Because of this overestimation of human power derivable from our will being applied to whatever knowledge we happen to have at any given time, the resulting leftist worldview is prepossessed with political, economic and cultural power. As Thomas Sowell points out in his book A Conflict of Visions, logically, if the will is the deed, then the deed is the will. Thus the left tends to automatically view any individual outcome, good or bad, as being the result of the intentions of some powerful interest instead of being the unintended result of the confluence of unpredictable circumstance and many different and competing interests. This is also why any discussion with a leftist about a political or economic topic invariably devolves, in short order, into a discussion of power. To the left, power is essentially the lowest common denominator of reality.

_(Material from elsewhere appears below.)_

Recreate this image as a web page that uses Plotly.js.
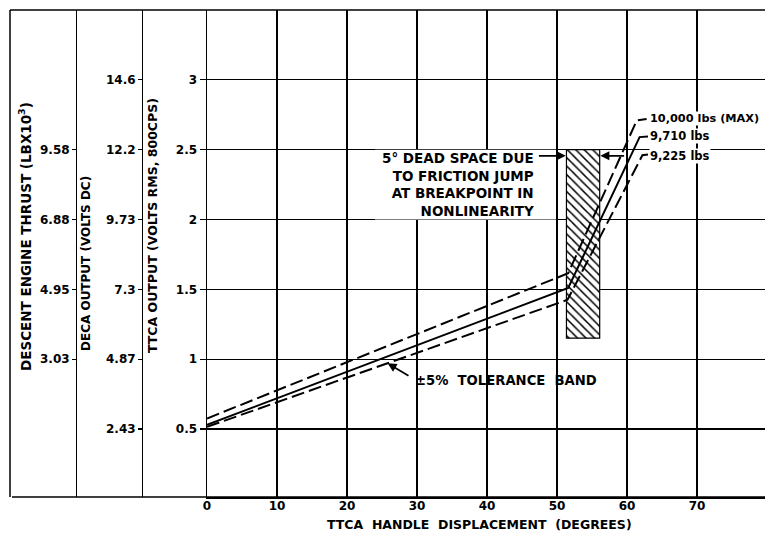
<!DOCTYPE html>
<html>
<head>
<meta charset="utf-8">
<script src="https://cdn.plot.ly/plotly-3.0.1.min.js"></script>
<style>
html,body{margin:0;padding:0;background:#fff;}
#chart{width:765px;height:533px;}
</style>
</head>
<body>
<div id="chart"></div>
<script>
// ---- data ----
const degreeTicks = [0, 10, 20, 30, 40, 50, 60, 70];
const ttcaTicks = [0.5, 1, 1.5, 2, 2.5, 3];
const ttcaLabels = ['0.5', '1', '1.5', '2', '2.5', '3'];
const decaLabels = ['2.43', '4.87', '7.3', '9.73', '12.2', '14.6'];
const thrustTicks = [1, 1.5, 2, 2.5];
const thrustLabels = ['3.03', '4.95', '6.88', '9.58'];

// nominal curve (9,710 lbs) and ±5% tolerance band
const nominalX = [0, 51.6, 61.8, 63.0];
const nominalY = [0.53, 1.51, 2.59, 2.595];
const upperX = [0, 51.6, 61.4, 62.8];
const upperY = [0.575, 1.615, 2.71, 2.72];
const lowerX = [0, 51.5, 62.2, 63.0];
const lowerY = [0.515, 1.425, 2.46, 2.465];

// dead space (friction jump) region
const deadX = [51.35, 56.1];
const deadY = [1.15, 2.5];

const curveLabels = ['10,000 lbs (MAX)', '9,710 lbs', '9,225 lbs'];

// ---- figure ----
const FONT = 'DejaVu Sans';
const bold = (s) => ({family: FONT, size: s, color: '#000', weight: 'bold'});

const traces = [
  {
    type: 'bar', x: [(deadX[0] + deadX[1]) / 2], y: [deadY[1] - deadY[0]], base: [deadY[0]],
    width: [deadX[1] - deadX[0]],
    marker: {color: '#fff', line: {color: '#000', width: 1.2},
      pattern: {shape: '\\', fgcolor: '#000', bgcolor: '#fff', size: 6, solidity: 0.25}},
    hoverinfo: 'skip', showlegend: false
  },
  {type: 'scatter', mode: 'lines', x: upperX, y: upperY,
   line: {color: '#000', width: 2, dash: '13px,5px'}, showlegend: false, hoverinfo: 'skip'},
  {type: 'scatter', mode: 'lines', x: lowerX, y: lowerY,
   line: {color: '#000', width: 2, dash: '13px,5px'}, showlegend: false, hoverinfo: 'skip'},
  {type: 'scatter', mode: 'lines', x: nominalX, y: nominalY,
   line: {color: '#000', width: 2}, showlegend: false, hoverinfo: 'skip'},
  // carriers for the secondary scales
  {type: 'scatter', mode: 'markers', x: [0], y: [ttcaTicks[0]], yaxis: 'y2',
   marker: {opacity: 0}, showlegend: false, hoverinfo: 'skip'},
  {type: 'scatter', mode: 'markers', x: [0], y: [thrustTicks[0]], yaxis: 'y3',
   marker: {opacity: 0}, showlegend: false, hoverinfo: 'skip'}
];

const W = 765, H = 533;
const L = 10, T = 10, B = 36;
const plotW = W - L, plotH = H - T - B;
const px = (p) => (p - L) / plotW;          // pixel -> paper x
const py = (p) => (H - B - p) / plotH;      // pixel -> paper y
const yRange = [0.013, 3.5];

const annotations = [
  {xref: 'paper', yref: 'paper', x: px(479), y: py(524), text: 'TTCA\u00a0\u00a0HANDLE\u00a0\u00a0DISPLACEMENT\u00a0\u00a0(DEGREES)',
   showarrow: false, font: bold(12.5), xanchor: 'center', yanchor: 'middle'},
  {xref: 'paper', yref: 'paper', x: px(25), y: py(237), text: 'DESCENT ENGINE THRUST (LBX10<sup>3</sup>)',
   textangle: -90, showarrow: false, font: bold(13.5), xanchor: 'center', yanchor: 'middle'},
  {xref: 'paper', yref: 'paper', x: px(86), y: py(264), text: 'DECA OUTPUT (VOLTS DC)',
   textangle: -90, showarrow: false, font: bold(12), xanchor: 'center', yanchor: 'middle'},
  {xref: 'paper', yref: 'paper', x: px(152), y: py(226), text: 'TTCA OUTPUT (VOLTS RMS, 800CPS)',
   textangle: -90, showarrow: false, font: bold(12.5), xanchor: 'center', yanchor: 'middle'},
  // dead space note
  {xref: 'x', yref: 'y', x: 47.0, y: 2.51, xanchor: 'right', yanchor: 'top', align: 'right',
   text: '5° DEAD SPACE DUE<br>TO FRICTION JUMP<br>AT BREAKPOINT IN<br>NONLINEARITY',
   showarrow: false, font: bold(13.5)},
  {xref: 'x', yref: 'y', axref: 'x', ayref: 'y', x: deadX[0] - 0.1, y: 2.456, ax: 47.2, ay: 2.456,
   text: '', showarrow: true, arrowhead: 2, arrowsize: 1, arrowwidth: 1.8, arrowcolor: '#000'},
  {xref: 'x', yref: 'y', axref: 'x', ayref: 'y', x: deadX[1] + 0.1, y: 2.456, ax: 59.8, ay: 2.456,
   text: '', showarrow: true, arrowhead: 2, arrowsize: 1, arrowwidth: 1.8, arrowcolor: '#000'},
  // tolerance band note
  {xref: 'x', yref: 'y', axref: 'x', ayref: 'y', x: 25.8, y: 0.97, ax: 29.0, ay: 0.875,
   text: '', showarrow: true, arrowhead: 2, arrowsize: 1, arrowwidth: 1.8, arrowcolor: '#000'},
  {xref: 'x', yref: 'y', x: 29.4, y: 0.85, xanchor: 'left', yanchor: 'middle',
   text: '±5%\u00a0\u00a0TOLERANCE\u00a0\u00a0BAND', showarrow: false, font: bold(13.2)},
  // curve labels
  {xref: 'x', yref: 'y', x: 63.2, y: upperY[3], xanchor: 'left', yanchor: 'middle',
   text: curveLabels[0], showarrow: false, font: bold(11.3), bgcolor: '#fff', borderpad: 0},
  {xref: 'x', yref: 'y', x: 63.2, y: nominalY[3], xanchor: 'left', yanchor: 'middle',
   text: curveLabels[1], showarrow: false, font: bold(11.5), bgcolor: '#fff', borderpad: 0},
  {xref: 'x', yref: 'y', x: 63.2, y: lowerY[3] - 0.01, xanchor: 'left', yanchor: 'middle',
   text: curveLabels[2], showarrow: false, font: bold(11.5), bgcolor: '#fff', borderpad: 0}
];

const shapes = [
  // blank box behind the note
  {type: 'rect', xref: 'x', yref: 'y', x0: 24, x1: 49.85, y0: 2.0, y1: 2.5,
   fillcolor: '#fff', line: {width: 0}, layer: 'between'},
  // frame
  {type: 'line', xref: 'paper', yref: 'paper', x0: 0, x1: 1, y0: 1, y1: 1, line: {color: '#000', width: 1.5}},
  {type: 'line', xref: 'paper', yref: 'paper', x0: 0, x1: 0, y0: 0, y1: 1, line: {color: '#000', width: 1.5}},
  {type: 'line', xref: 'paper', yref: 'paper', x0: px(12), x1: 1, y0: 0, y1: 0, line: {color: '#000', width: 1.5}}
];

const layout = {
  width: W, height: H,
  margin: {l: L, r: 0, t: T, b: B, pad: 0},
  paper_bgcolor: '#fff', plot_bgcolor: '#fff',
  showlegend: false,
  bargap: 0,
  xaxis: {
    domain: [px(207), 1], range: [0, (W - 207) / 7],
    tickmode: 'array', tickvals: degreeTicks, ticktext: degreeTicks.map(String),
    showgrid: true, gridcolor: '#000', gridwidth: 1.2,
    showline: true, linecolor: '#000', linewidth: 1.5,
    ticks: '', ticklabelstandoff: -3, zeroline: false, tickfont: bold(12), fixedrange: true
  },
  yaxis: {
    range: yRange, anchor: 'x',
    tickmode: 'array', tickvals: ttcaTicks, ticktext: ttcaLabels,
    showgrid: true, gridcolor: '#000', gridwidth: 1.2,
    showline: true, linecolor: '#000', linewidth: 1.5,
    ticks: 'outside', ticklen: 6, tickwidth: 1.2, tickcolor: '#000',
    zeroline: false, tickfont: bold(12), fixedrange: true
  },
  yaxis2: {
    range: yRange, overlaying: 'y', anchor: 'free', position: px(142), side: 'left',
    tickmode: 'array', tickvals: ttcaTicks, ticktext: decaLabels,
    showgrid: false, showline: true, linecolor: '#000', linewidth: 1.2,
    ticks: 'outside', ticklen: 4, tickwidth: 1.2, tickcolor: '#000',
    zeroline: false, tickfont: bold(12), fixedrange: true
  },
  yaxis3: {
    range: yRange, overlaying: 'y', anchor: 'free', position: px(76), side: 'left',
    tickmode: 'array', tickvals: thrustTicks, ticktext: thrustLabels,
    showgrid: false, showline: true, linecolor: '#000', linewidth: 1.2,
    ticks: 'outside', ticklen: 4, tickwidth: 1.2, tickcolor: '#000',
    zeroline: false, tickfont: bold(12), fixedrange: true
  },
  annotations: annotations,
  shapes: shapes
};

Plotly.newPlot('chart', traces, layout, {displayModeBar: false, staticPlot: true});
</script>
</body>
</html>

When we apply this understanding of the leftist worldview to Chris Bower's analysis of the put upon "progressive" activists and their battle to the death with the mandarins of the Democratic "establishment," it comes as no surprise that he can only articulate the situation in terms of power struggle. The fact is, due to the constraints of logic itself, Bower likely has difficulty even conceiving the situation in any other relevant terms. So he and the rest of the left continue to grotesquely bloody their heads against the four seamless, impenetrable walls of the political failure produced by their mistaken ideology. Falsly confident in the apparent precision of a simplistic, one note worldview, the left remains unable to glimpse the astonishingly complex nature of even seemingly simple things here in our natural world, nor conceive of the organic, spontaneous order required for us to transcend the primitive. The sad fact is that for these mostly intelligent and empathetic people, there simply is no escape from their frustration as long as they, like Houdini, continue to lock the door in front of themselves.
The road to wisdom? Well it's plain
and simple to express:
Err, and err,
and err again,
but less, and less, and less.
-Piet Hein
In a nutshell: if we wish to remain the Land of the Free,™ freedom must come first.